Using preloaded data
Similarly to before, a naive approach to this problem might look something like this:
const output = [];
for (const alpha in alphas) {
for (const bravo in alpha.bravos) {
for (const charlie in bravo.charlies) {
for (const delta in charlie.deltas) {
output.push({
w: alpha.w,
x: bravo.x,
y: charlie.y,
z: delta.z,
});
}
}
}
}
return output;
Following a similar technique to which we used for the database approach, we can extract the outer loops to use maps again.
const output = []
const alphaIdMap = alphas.reduce((acc, a) => { ...acc, [a.id]: a}, {})
const bravos = alphas.reduce((acc, a) => acc.concat(a), [])
const bravoIdMap = bravos.reduce((acc, b) => { ...acc, [b.id]: b }, {})
const charlies = bravos.reduce((acc, b) => acc.concat(b), [])
const charlieIdMap = charlies.reduce((acc, c) => { ...acc, [c.id]: c }, {})
const deltas = charlies.reduce((acc, c) => acc.concat(c), [])
for (const delta in deltas) {
const charlie = charlieIdMap[delta.charlieId]
const bravo = bravoIdMap[charlie.bravoId]
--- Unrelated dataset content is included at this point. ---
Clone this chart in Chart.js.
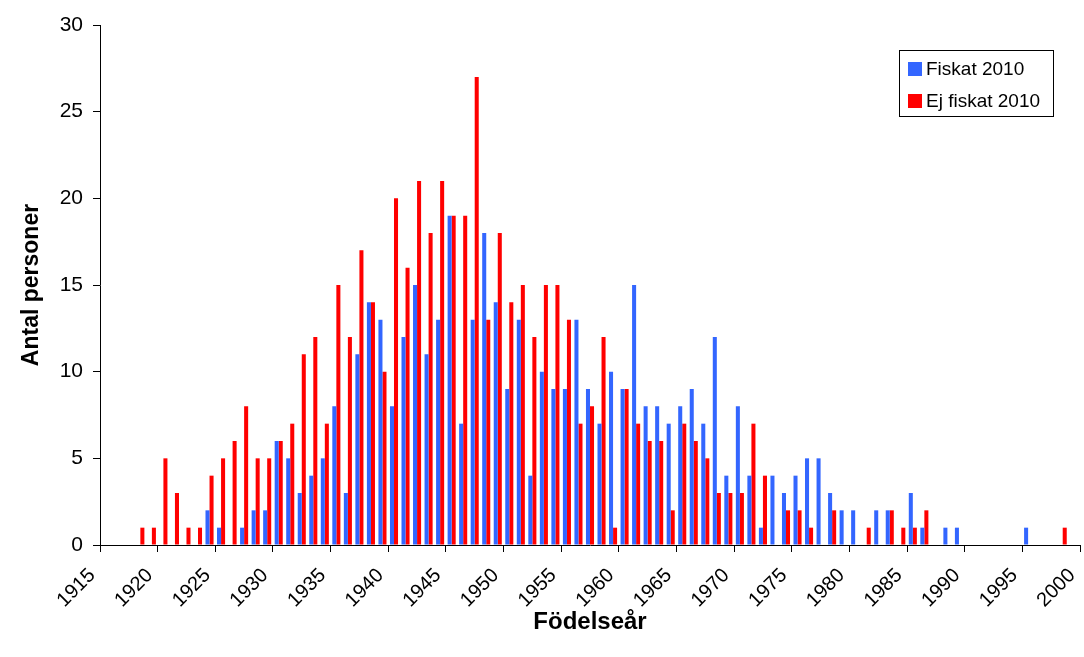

const alpha = alphaIdMap[bravo.alphaId]
output.push({
w: alpha.w,
x: bravo.x,
y: charlie.y,
z: delta.z,
})
}
While this solution again achieves O(n)
complexity, it is very important to
note that this approach will significantly increase the memory footprint of the
program, as we are effectively doubling the memory required to store all
entities other than Deltas. Similarly to before if this memory increase turns
out to be a limiting factor it is reasonable to re-introduce loops to meet the
requirements, though if you’re doing this re-implement from the outside in as
this will have a much greater impact.